London-headquartered Hunting (LON: HTG) is charting a plan for major growth with the launch of a “broad-based” 2030 strategy.
Up to the end of the decade and beyond, the energy services firm plans to capitalise on its present capabilities to stimulate expansion, rebuild baseload earning and stabilise profitability.
That will be underpinned by the strong outlook for global oil and gas sales in North America, Europe, Middle East and Asia Pacific.
Hunting, which has a North Sea base in Portlethen, near Aberdeen, also intends to diversify its operations across non-oil and gas sub-sectors, where it “can leverage existing expertise”.
Delivered through both organic and inorganic growth opportunities, the aim for the group is a long-term EBITDA margin target of 15%.
The company also intends to grow its dividend by an average of around 10% per year until the end of 2030.

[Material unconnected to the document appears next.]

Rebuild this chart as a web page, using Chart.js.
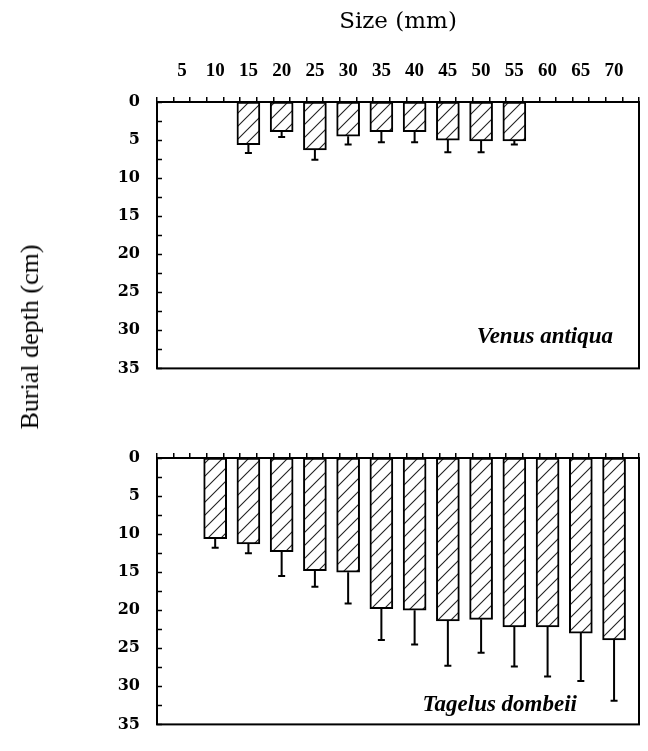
<!DOCTYPE html>
<html>
<head>
<meta charset="utf-8">
<script src="https://cdn.jsdelivr.net/npm/chart.js@4/dist/chart.umd.min.js"></script>
<style>
  body { margin: 0; background: #fff; }
  #wrap { position: relative; width: 648px; height: 751px; overflow: hidden; }
  #topChart { position: absolute; left: 0; top: 0; }
  #bottomChart { position: absolute; left: 0; top: 395px; }
  #ytitle {
    position: absolute; left: 30px; top: 337px;
    transform: translate(-50%, -50%) rotate(-90deg);
    font: 26px "Liberation Serif", serif; color: #000; white-space: nowrap;
  }
</style>
</head>
<body>
<div id="wrap">
  <canvas id="topChart" width="648" height="395"></canvas>
  <canvas id="bottomChart" width="648" height="356"></canvas>
  <div id="ytitle">Burial depth (cm)</div>
</div>
<script>
// shell size classes (mm)
const sizes = [5, 10, 15, 20, 25, 30, 35, 40, 45, 50, 55, 60, 65, 70];
const depthTicks = [0, 5, 10, 15, 20, 25, 30, 35];

// Venus antiqua: mean burial depth and error (cm)
const venusDepth = [null, null, 5.6, 3.9, 6.3, 4.5, 3.9, 3.9, 5.0, 5.1, 5.1, null, null, null];
const venusErr   = [null, null, 1.1, 0.7, 1.3, 1.1, 1.4, 1.4, 1.6, 1.5, 0.5, null, null, null];

// Tagelus dombeii
const tagelusDepth = [null, 10.6, 11.3, 12.3, 14.8, 15.0, 19.8, 20.0, 21.4, 21.2, 22.2, 22.2, 23.0, 23.9];
const tagelusErr   = [null, 1.2, 1.2, 3.2, 2.1, 4.1, 4.1, 4.5, 5.9, 4.4, 5.2, 6.5, 6.3, 8.0];

function points(depth, err) {
  const out = [];
  sizes.forEach((s, i) => {
    if (depth[i] != null) out.push({ x: s, y: depth[i], err: err[i] });
  });
  return out;
}

function hatch() {
  const n = 13;
  const c = document.createElement('canvas');
  c.width = n; c.height = n;
  const g = c.getContext('2d');
  g.fillStyle = '#fff';
  g.fillRect(0, 0, n, n);
  g.strokeStyle = '#222';
  g.lineWidth = 1.1;
  g.beginPath();
  g.moveTo(-2, n + 2); g.lineTo(n + 2, -2);
  g.moveTo(-2, 2); g.lineTo(2, -2);
  g.moveTo(n - 2, n + 2); g.lineTo(n + 2, n - 2);
  g.stroke();
  return g.createPattern(c, 'repeat');
}

const errorBars = {
  id: 'errorBars',
  afterDatasetsDraw(chart) {
    const ctx = chart.ctx;
    const y = chart.scales.y;
    const meta = chart.getDatasetMeta(0);
    const data = chart.data.datasets[0].data;
    ctx.save();
    ctx.strokeStyle = '#000';
    ctx.lineWidth = 2;
    meta.data.forEach((bar, i) => {
      const d = data[i];
      const y0 = y.getPixelForValue(d.y);
      const y1 = y.getPixelForValue(d.y + d.err);
      ctx.beginPath();
      ctx.moveTo(bar.x, y0);
      ctx.lineTo(bar.x, y1);
      ctx.moveTo(bar.x - 3.5, y1);
      ctx.lineTo(bar.x + 3.5, y1);
      ctx.stroke();
    });
    ctx.restore();
  }
};

const frame = {
  id: 'frame',
  afterDraw(chart, args, opts) {
    const ctx = chart.ctx;
    const a = chart.chartArea;
    const y = chart.scales.y;
    ctx.save();
    ctx.strokeStyle = '#000';
    ctx.lineWidth = 2;
    ctx.strokeRect(a.left, a.top, a.right - a.left, a.bottom - a.top);
    // inward ticks on the depth axis
    ctx.lineWidth = 1.5;
    y.ticks.forEach(t => {
      const py = Math.round(y.getPixelForValue(t.value)) + 0.5;
      ctx.beginPath();
      ctx.moveTo(a.left, py);
      ctx.lineTo(a.left + 5, py);
      ctx.stroke();
    });
    ctx.fillStyle = '#000';
    ctx.font = 'italic bold 23px "Liberation Serif"';
    ctx.textAlign = 'right';
    ctx.textBaseline = 'alphabetic';
    ctx.fillText(opts.species, a.right - opts.dx, a.bottom - opts.dy);
    ctx.restore();
  }
};

function makeChart(id, depth, err, opts) {
  return new Chart(document.getElementById(id), {
    type: 'bar',
    data: {
      datasets: [{
        data: points(depth, err),
        backgroundColor: hatch(),
        borderColor: '#000',
        borderWidth: 2,
        borderSkipped: false,
        barThickness: 23
      }]
    },
    options: {
      responsive: false,
      animation: false,
      layout: { padding: { left: 0, right: 9, top: 0, bottom: opts.padBottom } },
      plugins: {
        legend: { display: false },
        tooltip: { enabled: false },
        frame: { species: opts.species, dx: opts.dx, dy: opts.dy }
      },
      scales: {
        x: {
          type: 'linear',
          position: 'top',
          min: 2.5,
          max: 72.5,
          ticks: {
            stepSize: 2.5,
            autoSkip: false,
            maxRotation: 0,
            padding: 15,
            color: '#000',
            font: { family: 'Liberation Serif', weight: 'bold', size: 19 },
            callback: v => (opts.showX && sizes.includes(v)) ? String(v) : ''
          },
          grid: { drawOnChartArea: false, drawTicks: true, tickLength: 5, color: '#000', lineWidth: 1.5 },
          border: { display: true, color: '#000', width: 2 },
          title: {
            display: opts.showX,
            text: 'Size (mm)',
            color: '#000',
            font: { family: 'DejaVu Serif', size: 23 },
            padding: { top: 8, bottom: 0 }
          },
          afterFit(scale) { scale.height = opts.axisTop; }
        },
        y: {
          reverse: true,
          min: 0,
          max: 35,
          ticks: {
            stepSize: 2.5,
            autoSkip: false,
            padding: 17,
            color: '#000',
            font: { family: 'DejaVu Serif', weight: 'bold', size: 16 },
            callback: v => depthTicks.includes(v) ? String(v) : ''
          },
          grid: { display: false, drawTicks: false, tickLength: 0 },
          border: { display: true, color: '#000', width: 2 },
          afterFit(scale) { scale.width = 157; }
        }
      }
    },
    plugins: [errorBars, frame]
  });
}

makeChart('topChart', venusDepth, venusErr,
  { showX: true, axisTop: 102, padBottom: 12, species: 'Venus antiqua', dx: 26, dy: 25 });
makeChart('bottomChart', tagelusDepth, tagelusErr,
  { showX: false, axisTop: 63, padBottom: 11, species: 'Tagelus dombeii', dx: 62, dy: 13 });
</script>
</body>
</html>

Hunting chief executive Jim Johnson, said: “The Board has set a targeted medium-term strategy that derives revenue from a wider range of sectors including oil and gas, as well as the wider energy industry and other sectors requiring precision engineering and systems design, supported by the Group’s proprietary technology and sector leading expertise.
“This strategy will stimulate new growth and rebuild a baseload of earnings to establish greater resilience to the cyclicality of the oil and gas industry, which will in turn lead to more stable earnings and increased investment returns in the medium term.
“The evolution of the Group’s strategy is underpinned by its established position as a manufacturer of world-class precision engineered products across multiple sectors and the belief that Hunting can achieve strong organic growth within existing and complementary sectors through an enhanced strategic focus on compelling growth markets that lend themselves to Hunting’s existing expertise.”
The launch of Hunting’s 2030 strategy coincides with the publication of its full-year results for 2022.
Adjusted profit for the year was $14.6 million, reversing losses of $35.1m in 2021, while the group’s order book increased by 124% to $473.0m.
Revenue for 2022 was up 39% to $725.8m, while the company’s gross margin improved to 24% from 12% in 2021.
Mr Johnson said: “I am pleased with the Group’s performance this year, delivering good results in a period of commodity price volatility and macro-economic uncertainty. Whilst certain challenges remain, we are confident that we will deliver a strong performance in the year ahead, with Hunting exceptionally well positioned to benefit from increased investment in energy security and higher demand for energy as China continues to re-open post COVID.
“Whilst our commitment to our growth plans in oilfield services remains rock solid, I am delighted to be launching our Hunting 2030 Strategy today that includes increased investment to enhance our growth in other complementary markets, including the energy transition.”